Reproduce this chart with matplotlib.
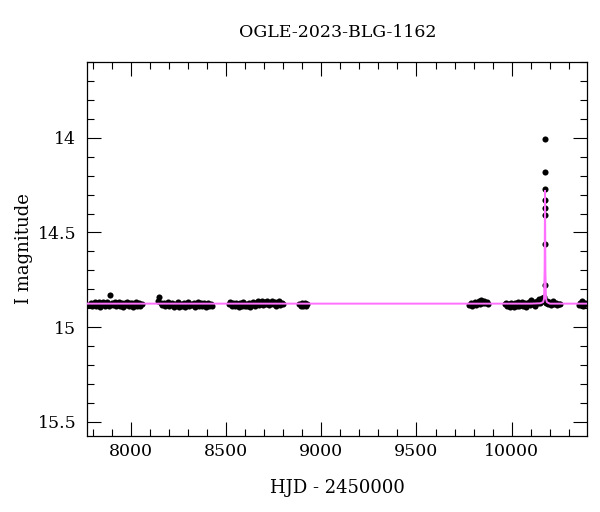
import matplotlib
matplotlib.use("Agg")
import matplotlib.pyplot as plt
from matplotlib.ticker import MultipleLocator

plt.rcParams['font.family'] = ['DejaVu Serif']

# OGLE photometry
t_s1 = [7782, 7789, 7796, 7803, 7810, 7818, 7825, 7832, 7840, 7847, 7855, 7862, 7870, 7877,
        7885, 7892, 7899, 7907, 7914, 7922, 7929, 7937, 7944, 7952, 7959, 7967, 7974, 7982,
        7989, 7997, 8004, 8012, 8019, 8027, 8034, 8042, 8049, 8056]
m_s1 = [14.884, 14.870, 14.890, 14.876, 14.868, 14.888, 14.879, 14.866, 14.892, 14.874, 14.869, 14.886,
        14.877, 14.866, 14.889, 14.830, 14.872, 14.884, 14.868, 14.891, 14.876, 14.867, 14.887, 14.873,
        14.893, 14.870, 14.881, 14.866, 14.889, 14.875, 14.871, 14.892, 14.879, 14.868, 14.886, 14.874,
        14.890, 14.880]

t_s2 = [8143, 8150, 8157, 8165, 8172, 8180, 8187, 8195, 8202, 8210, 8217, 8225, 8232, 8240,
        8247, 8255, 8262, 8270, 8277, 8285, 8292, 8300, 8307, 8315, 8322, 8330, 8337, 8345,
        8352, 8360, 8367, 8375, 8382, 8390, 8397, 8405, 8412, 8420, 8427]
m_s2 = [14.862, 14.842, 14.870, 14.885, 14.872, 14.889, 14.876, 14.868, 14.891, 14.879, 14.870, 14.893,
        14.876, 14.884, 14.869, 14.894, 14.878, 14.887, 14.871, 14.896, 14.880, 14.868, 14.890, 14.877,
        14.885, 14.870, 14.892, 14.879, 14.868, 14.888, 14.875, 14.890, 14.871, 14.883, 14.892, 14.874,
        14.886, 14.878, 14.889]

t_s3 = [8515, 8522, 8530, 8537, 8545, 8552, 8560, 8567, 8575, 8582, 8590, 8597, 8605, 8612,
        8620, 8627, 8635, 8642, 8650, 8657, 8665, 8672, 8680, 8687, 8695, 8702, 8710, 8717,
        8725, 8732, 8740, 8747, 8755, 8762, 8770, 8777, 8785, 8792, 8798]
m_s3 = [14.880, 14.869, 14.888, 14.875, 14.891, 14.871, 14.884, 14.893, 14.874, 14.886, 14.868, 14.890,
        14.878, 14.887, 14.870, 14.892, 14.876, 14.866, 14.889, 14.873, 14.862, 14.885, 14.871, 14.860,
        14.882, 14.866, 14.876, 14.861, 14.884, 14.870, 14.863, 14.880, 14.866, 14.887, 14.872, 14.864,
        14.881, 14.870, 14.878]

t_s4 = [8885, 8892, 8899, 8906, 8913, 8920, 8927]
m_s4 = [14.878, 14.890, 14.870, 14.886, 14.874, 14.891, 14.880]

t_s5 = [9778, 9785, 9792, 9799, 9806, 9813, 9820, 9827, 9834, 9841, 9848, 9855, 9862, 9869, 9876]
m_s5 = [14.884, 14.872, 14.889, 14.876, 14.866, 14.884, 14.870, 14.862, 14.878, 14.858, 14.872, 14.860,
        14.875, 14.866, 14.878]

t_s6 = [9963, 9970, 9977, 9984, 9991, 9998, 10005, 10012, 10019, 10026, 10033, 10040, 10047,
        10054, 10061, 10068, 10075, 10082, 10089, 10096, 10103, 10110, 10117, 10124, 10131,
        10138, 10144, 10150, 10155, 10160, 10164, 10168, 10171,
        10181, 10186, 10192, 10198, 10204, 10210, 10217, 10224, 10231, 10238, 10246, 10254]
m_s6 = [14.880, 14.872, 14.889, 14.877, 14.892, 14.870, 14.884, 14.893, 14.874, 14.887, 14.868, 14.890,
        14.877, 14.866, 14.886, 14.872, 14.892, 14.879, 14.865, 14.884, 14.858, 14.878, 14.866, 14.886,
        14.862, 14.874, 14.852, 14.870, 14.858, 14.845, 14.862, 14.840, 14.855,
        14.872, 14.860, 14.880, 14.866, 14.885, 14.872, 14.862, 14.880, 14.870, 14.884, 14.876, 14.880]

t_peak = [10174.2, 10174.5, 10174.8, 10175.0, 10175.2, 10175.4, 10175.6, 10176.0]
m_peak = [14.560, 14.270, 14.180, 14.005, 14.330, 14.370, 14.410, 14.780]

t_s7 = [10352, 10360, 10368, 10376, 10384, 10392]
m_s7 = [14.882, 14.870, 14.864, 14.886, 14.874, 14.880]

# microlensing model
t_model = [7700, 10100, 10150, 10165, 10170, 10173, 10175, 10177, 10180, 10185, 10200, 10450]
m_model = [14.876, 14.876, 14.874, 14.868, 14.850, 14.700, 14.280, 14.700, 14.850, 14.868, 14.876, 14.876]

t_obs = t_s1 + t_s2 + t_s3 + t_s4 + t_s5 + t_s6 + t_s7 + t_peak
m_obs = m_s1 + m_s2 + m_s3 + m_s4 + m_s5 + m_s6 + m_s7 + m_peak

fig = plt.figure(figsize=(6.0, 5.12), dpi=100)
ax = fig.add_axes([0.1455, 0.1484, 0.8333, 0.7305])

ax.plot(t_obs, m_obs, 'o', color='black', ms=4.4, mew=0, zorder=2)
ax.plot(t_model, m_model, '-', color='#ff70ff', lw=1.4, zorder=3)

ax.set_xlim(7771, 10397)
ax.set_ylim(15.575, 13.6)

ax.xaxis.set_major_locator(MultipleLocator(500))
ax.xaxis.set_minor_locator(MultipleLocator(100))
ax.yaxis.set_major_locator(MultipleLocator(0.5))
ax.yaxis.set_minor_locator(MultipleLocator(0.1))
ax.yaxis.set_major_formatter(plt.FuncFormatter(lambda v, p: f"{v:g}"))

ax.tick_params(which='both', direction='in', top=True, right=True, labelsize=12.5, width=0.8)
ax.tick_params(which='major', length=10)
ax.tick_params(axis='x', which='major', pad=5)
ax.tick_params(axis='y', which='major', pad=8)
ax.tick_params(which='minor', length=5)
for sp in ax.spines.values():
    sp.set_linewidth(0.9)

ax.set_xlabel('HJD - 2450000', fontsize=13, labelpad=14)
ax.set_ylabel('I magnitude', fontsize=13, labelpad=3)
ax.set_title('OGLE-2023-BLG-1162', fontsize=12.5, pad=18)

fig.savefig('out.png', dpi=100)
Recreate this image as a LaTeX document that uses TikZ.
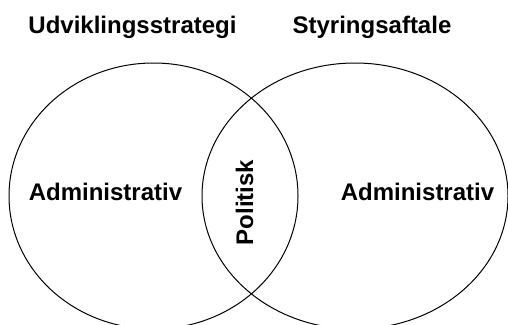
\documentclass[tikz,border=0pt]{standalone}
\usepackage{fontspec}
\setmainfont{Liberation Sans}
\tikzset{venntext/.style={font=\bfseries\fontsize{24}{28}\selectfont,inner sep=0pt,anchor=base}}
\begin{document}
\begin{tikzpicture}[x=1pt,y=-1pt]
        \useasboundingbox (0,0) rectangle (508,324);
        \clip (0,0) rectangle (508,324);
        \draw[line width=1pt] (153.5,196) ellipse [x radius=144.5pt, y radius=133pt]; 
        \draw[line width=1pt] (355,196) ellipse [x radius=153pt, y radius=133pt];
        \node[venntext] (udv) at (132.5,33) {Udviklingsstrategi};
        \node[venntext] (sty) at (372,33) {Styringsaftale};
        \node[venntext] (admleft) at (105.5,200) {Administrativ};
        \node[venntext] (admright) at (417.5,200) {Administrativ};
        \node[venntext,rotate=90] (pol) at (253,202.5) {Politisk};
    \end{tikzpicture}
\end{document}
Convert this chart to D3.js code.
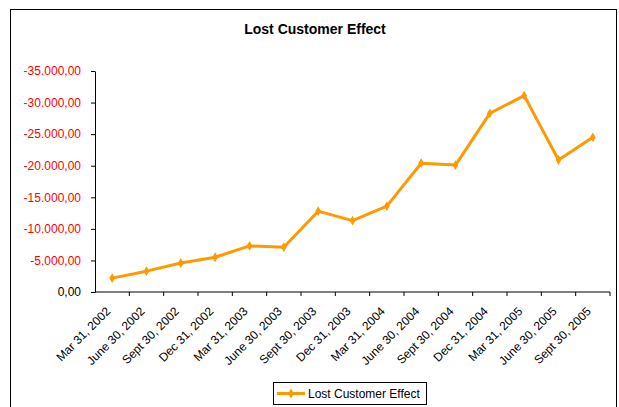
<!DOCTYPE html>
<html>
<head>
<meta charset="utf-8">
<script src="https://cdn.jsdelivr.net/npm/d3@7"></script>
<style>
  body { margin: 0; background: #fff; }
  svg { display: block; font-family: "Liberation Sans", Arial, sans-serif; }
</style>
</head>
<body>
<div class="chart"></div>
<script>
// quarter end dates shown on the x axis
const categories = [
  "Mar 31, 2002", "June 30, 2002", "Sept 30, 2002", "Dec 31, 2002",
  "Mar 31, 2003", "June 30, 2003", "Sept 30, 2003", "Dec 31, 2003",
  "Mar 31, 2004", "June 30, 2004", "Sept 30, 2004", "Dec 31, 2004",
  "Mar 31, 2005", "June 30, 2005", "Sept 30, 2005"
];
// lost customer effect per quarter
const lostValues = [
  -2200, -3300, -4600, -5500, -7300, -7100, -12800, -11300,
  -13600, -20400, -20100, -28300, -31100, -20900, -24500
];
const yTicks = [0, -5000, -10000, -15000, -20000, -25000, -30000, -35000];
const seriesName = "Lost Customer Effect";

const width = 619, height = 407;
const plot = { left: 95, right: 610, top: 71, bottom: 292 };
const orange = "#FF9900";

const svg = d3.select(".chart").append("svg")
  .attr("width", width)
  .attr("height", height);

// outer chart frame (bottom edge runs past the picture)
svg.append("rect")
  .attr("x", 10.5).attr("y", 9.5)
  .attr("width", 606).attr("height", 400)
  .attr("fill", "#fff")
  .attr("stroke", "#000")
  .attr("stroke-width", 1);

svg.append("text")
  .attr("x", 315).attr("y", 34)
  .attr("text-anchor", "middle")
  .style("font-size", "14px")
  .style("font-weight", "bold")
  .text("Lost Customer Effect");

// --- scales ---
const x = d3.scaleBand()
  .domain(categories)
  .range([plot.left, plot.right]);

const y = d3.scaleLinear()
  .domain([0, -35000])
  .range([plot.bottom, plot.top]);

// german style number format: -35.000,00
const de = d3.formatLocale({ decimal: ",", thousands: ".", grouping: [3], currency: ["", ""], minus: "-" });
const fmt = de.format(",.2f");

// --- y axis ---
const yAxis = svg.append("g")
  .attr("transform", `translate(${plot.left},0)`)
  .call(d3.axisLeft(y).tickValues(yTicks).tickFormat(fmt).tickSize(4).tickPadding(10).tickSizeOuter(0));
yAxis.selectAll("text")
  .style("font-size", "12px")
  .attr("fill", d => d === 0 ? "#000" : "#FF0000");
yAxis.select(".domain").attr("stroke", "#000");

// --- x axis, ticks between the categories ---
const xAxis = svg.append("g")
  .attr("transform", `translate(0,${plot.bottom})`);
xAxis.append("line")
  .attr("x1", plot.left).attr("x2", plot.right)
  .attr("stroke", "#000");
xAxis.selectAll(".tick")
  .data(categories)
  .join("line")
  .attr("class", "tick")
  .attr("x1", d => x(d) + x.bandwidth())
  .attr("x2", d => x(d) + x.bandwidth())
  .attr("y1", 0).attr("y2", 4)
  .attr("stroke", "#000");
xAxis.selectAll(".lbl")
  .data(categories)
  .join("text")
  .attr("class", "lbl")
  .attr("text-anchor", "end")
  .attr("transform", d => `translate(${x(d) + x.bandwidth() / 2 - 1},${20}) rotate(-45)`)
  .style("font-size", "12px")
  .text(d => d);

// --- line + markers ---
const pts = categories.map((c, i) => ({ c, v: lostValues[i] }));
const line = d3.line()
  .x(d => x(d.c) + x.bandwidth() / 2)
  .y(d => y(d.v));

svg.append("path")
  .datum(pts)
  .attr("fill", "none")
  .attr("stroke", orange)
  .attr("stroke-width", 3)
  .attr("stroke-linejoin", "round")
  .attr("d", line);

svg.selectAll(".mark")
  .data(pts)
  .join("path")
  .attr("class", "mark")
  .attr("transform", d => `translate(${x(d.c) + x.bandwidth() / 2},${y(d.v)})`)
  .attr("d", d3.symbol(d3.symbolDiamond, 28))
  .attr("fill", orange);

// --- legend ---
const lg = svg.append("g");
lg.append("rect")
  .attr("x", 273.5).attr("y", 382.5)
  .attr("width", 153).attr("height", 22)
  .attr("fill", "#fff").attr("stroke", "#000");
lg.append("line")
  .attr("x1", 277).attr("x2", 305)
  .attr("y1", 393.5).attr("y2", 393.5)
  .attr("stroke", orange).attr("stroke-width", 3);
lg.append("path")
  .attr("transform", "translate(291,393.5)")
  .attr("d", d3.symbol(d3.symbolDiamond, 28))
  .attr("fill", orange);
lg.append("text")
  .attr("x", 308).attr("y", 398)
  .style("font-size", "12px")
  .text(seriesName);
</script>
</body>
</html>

________________

PROBLEM STATEMENT: State how many lines of the records above contain the word "this", and give only that number.

OUTPUT OF THE TASK: 3